Finalmente, os “Negadores do Holocausto” ousam dar um passo além na destruição da História. Apoiados por pseudo-cientistas espalhados pelo mundo, até no Japão, divulgam, através de jornais, livrecos, revistas, vídeos, Internet e outros meios baratos de comunicação, que o “Holocausto nunca existiu”. Tudo não passaria de mentiras divulgadas por judeus sionistas objetivando o declínio do Ocidente e a extorsão do povo alemão, para o crescimento do Estado de Israel. Alegando a inexistência de um plano para o assassínio em massa dos judeus e considerando que a “Solução Final” nada mais foi que a emigração dos judeus para o Leste a fim de reuni-los num só lugar. Esse grupo de negadores tem atraído jovens ignorantes do passado para grupos e partidos extremistas que almejam o retorno do fascismo.
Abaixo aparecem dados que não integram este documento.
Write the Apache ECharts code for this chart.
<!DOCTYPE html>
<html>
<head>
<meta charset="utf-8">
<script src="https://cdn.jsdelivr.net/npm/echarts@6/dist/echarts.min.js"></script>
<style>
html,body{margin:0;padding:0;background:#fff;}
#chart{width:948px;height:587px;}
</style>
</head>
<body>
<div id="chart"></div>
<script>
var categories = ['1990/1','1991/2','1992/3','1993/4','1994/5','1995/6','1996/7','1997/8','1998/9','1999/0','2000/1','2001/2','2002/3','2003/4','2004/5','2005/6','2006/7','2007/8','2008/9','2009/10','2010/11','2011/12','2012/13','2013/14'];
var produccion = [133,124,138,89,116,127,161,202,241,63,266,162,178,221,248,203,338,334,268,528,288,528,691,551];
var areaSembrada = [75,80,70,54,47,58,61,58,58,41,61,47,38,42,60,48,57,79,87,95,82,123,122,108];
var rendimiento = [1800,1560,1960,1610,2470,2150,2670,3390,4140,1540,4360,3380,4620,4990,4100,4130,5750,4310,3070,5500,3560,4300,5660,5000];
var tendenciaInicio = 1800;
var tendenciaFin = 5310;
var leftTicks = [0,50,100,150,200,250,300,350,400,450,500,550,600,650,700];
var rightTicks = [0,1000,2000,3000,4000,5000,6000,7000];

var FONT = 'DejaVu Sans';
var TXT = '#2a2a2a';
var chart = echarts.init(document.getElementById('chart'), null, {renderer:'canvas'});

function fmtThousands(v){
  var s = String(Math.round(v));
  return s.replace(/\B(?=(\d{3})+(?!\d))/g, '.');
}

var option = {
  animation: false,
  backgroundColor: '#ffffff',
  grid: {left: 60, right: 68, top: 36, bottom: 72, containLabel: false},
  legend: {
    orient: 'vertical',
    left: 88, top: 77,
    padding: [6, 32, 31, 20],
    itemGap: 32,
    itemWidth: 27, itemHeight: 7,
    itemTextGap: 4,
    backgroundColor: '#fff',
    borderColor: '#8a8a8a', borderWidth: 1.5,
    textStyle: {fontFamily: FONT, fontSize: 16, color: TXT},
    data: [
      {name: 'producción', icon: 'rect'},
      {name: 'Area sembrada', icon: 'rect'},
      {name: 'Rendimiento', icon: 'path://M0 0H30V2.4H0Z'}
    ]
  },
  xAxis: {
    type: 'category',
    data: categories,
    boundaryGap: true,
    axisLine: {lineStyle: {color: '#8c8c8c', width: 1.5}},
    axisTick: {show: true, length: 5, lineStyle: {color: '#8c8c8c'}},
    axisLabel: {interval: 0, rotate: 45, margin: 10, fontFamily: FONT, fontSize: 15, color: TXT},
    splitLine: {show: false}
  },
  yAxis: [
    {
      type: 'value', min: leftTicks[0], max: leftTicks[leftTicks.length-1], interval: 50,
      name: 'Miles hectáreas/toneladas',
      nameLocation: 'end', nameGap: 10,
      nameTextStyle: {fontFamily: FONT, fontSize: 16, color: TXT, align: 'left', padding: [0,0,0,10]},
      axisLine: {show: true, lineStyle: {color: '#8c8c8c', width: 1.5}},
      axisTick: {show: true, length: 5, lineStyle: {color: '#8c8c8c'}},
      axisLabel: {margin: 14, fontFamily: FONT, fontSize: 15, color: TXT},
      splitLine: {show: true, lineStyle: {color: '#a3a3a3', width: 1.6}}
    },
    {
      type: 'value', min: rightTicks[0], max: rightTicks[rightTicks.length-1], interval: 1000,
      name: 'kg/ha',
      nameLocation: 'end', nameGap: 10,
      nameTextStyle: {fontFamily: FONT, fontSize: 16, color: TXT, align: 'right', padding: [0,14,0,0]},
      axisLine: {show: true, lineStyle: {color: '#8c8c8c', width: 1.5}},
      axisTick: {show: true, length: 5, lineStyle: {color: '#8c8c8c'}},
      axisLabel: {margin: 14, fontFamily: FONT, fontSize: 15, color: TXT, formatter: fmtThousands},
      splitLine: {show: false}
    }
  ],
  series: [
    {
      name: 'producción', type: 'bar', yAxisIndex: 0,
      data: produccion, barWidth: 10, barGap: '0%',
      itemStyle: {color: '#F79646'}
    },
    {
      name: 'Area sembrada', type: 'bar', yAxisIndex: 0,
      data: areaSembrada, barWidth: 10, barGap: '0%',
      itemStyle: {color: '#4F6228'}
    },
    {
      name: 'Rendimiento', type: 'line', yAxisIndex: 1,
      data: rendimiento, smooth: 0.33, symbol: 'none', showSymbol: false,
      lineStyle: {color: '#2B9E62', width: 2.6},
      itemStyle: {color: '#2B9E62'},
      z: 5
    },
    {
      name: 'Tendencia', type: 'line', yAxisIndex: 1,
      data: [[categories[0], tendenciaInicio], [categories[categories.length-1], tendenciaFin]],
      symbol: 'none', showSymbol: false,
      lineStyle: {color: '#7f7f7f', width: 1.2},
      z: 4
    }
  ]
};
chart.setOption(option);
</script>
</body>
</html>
A consciência do Holocausto não impediu que o antissemitismo virulento ressurgisse. A guerra contra os judeus, deflagrada em 1939, continua. A negação do Holocausto é a mais cruel manifestação do antissemitismo atual, atingindo de imediato, os sobreviventes já idosos, novamente vitimados, agora em sua memória. E, depois, todos os que desejavam fazer dessa memória uma barreira contra o mal que não deveria jamais se repetir.

Hoje, existem mais de 300 obras de caráter negacionista circulando pelo mundo, inclusive no Brasil, onde a Editora Revisão e a empresa de vídeos piratas Scotton Internacional, ligadas ao alemão Sigfried Ellwanger, editam e distribuem livros e vídeos de “cultura histórica”, propagando amplamente a versão nazista da Segunda Guerra para as novas gerações.